* BRIEF *
Every line that holds "with" should be shown.

* MATERIAL SUPPLIED *
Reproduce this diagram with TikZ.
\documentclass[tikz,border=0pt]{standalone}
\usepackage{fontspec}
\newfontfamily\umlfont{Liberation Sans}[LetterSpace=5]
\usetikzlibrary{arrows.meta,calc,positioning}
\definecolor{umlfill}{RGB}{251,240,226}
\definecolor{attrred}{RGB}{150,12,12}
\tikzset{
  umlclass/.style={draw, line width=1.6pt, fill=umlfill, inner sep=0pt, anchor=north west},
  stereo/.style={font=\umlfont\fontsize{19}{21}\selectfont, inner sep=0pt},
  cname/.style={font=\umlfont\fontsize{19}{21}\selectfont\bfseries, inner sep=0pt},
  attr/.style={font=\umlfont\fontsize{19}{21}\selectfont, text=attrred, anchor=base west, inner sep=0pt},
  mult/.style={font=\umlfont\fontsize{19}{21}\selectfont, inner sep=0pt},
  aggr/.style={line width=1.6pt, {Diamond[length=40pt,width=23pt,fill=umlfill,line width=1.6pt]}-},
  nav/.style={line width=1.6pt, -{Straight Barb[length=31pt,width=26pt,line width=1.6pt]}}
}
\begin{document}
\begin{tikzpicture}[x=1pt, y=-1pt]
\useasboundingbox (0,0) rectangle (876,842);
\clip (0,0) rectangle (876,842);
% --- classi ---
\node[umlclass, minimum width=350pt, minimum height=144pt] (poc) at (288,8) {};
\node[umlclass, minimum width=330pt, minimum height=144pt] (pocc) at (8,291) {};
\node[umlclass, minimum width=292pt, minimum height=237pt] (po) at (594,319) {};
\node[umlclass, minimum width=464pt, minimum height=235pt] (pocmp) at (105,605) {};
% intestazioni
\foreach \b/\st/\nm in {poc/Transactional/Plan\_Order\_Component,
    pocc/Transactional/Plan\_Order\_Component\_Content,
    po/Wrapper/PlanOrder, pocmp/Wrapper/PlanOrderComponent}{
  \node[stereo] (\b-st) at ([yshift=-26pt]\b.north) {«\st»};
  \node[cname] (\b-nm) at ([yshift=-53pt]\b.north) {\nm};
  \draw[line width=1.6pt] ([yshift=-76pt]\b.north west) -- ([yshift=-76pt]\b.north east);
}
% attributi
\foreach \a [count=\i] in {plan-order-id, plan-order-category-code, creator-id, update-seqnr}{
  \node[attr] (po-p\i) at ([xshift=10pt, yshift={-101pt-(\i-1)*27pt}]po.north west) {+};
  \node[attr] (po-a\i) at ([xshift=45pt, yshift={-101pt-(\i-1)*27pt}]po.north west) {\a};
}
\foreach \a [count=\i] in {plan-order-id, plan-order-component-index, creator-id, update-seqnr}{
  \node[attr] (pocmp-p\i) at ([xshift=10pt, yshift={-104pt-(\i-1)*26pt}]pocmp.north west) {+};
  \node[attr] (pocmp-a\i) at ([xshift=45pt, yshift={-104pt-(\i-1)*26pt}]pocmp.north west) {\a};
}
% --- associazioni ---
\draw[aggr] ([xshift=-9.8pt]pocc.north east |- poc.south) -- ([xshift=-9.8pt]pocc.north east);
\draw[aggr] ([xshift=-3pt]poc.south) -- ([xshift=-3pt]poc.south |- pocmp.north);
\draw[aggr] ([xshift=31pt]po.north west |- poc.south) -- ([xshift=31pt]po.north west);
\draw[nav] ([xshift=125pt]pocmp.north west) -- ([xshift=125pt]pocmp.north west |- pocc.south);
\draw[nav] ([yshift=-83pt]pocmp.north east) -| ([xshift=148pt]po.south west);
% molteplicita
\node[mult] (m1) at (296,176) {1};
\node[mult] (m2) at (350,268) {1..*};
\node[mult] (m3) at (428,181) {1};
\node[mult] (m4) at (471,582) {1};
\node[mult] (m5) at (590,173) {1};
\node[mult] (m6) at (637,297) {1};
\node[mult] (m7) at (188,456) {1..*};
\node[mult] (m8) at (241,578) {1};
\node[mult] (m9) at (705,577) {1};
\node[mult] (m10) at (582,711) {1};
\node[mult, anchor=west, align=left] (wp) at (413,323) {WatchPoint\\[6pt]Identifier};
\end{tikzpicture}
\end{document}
---
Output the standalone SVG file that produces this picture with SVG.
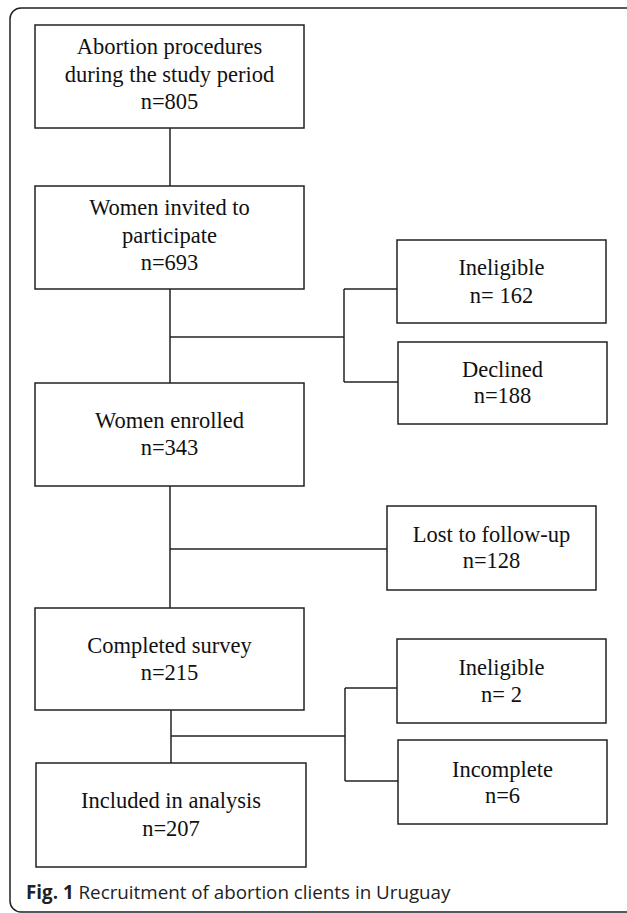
...
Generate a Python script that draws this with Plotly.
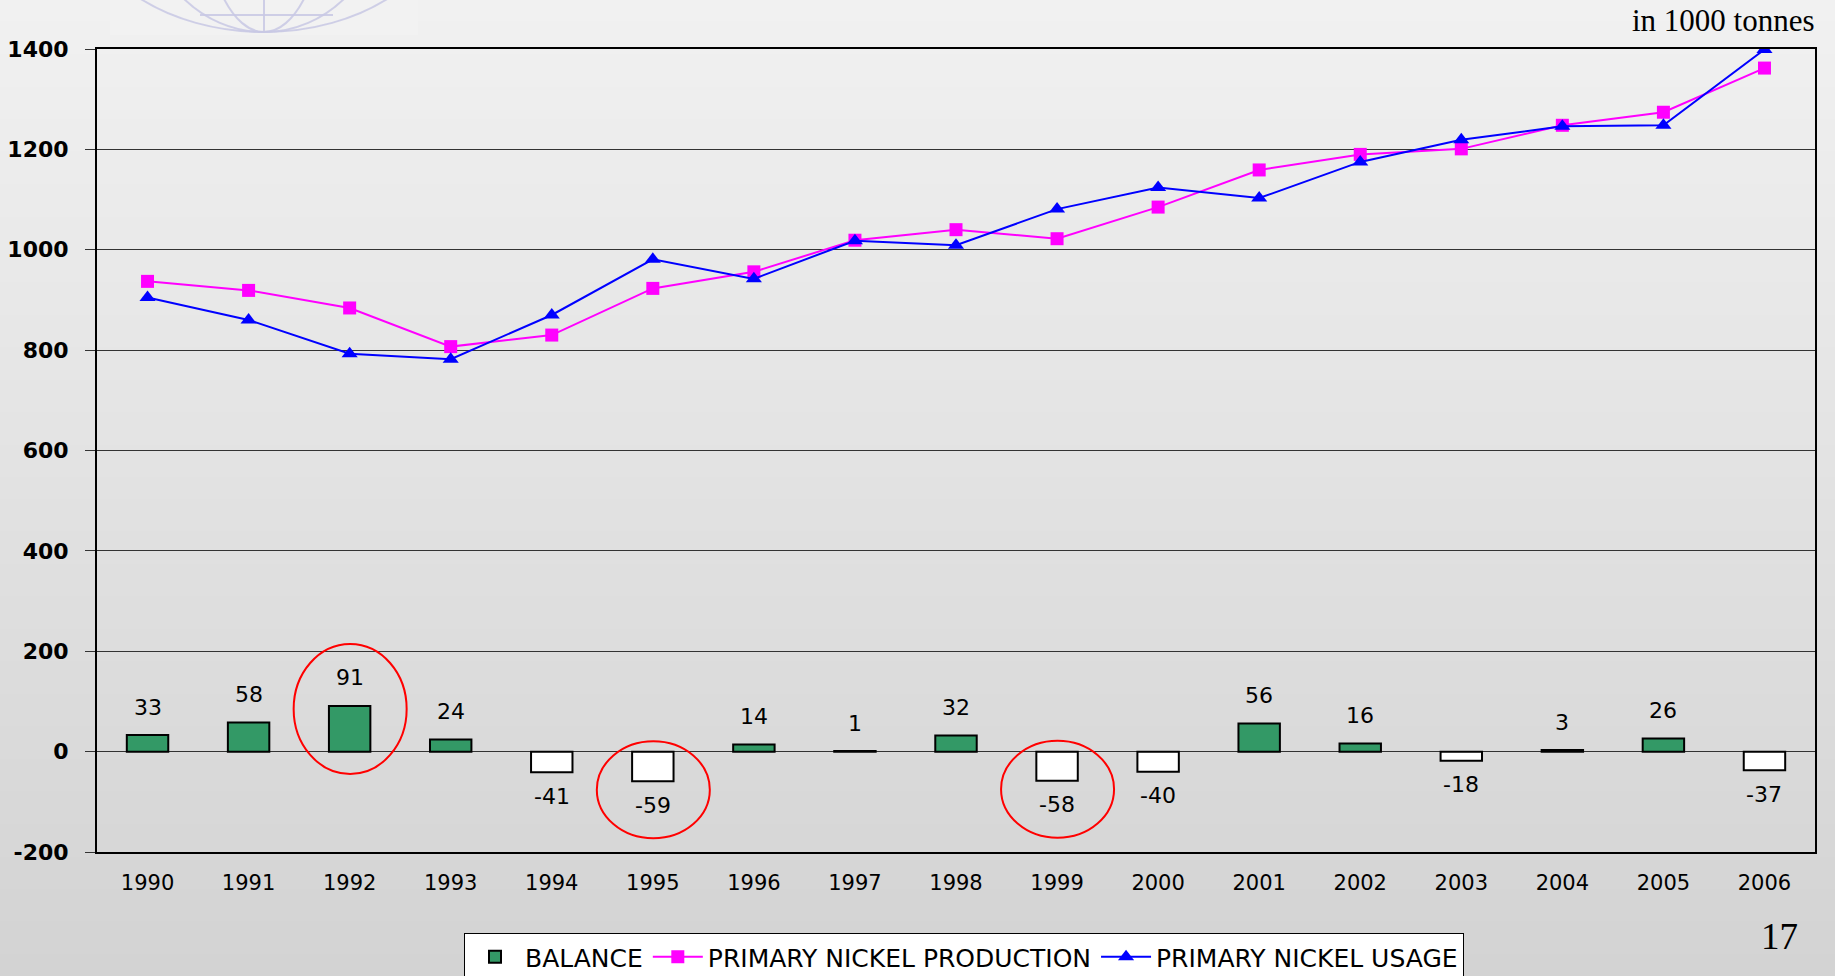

* OUTPUT FOR THIS EXERCISE *
Reproduce this diagram with TikZ.
Output the standalone SVG file that produces this picture with SVG.
Generate a Python script that draws this with Plotly.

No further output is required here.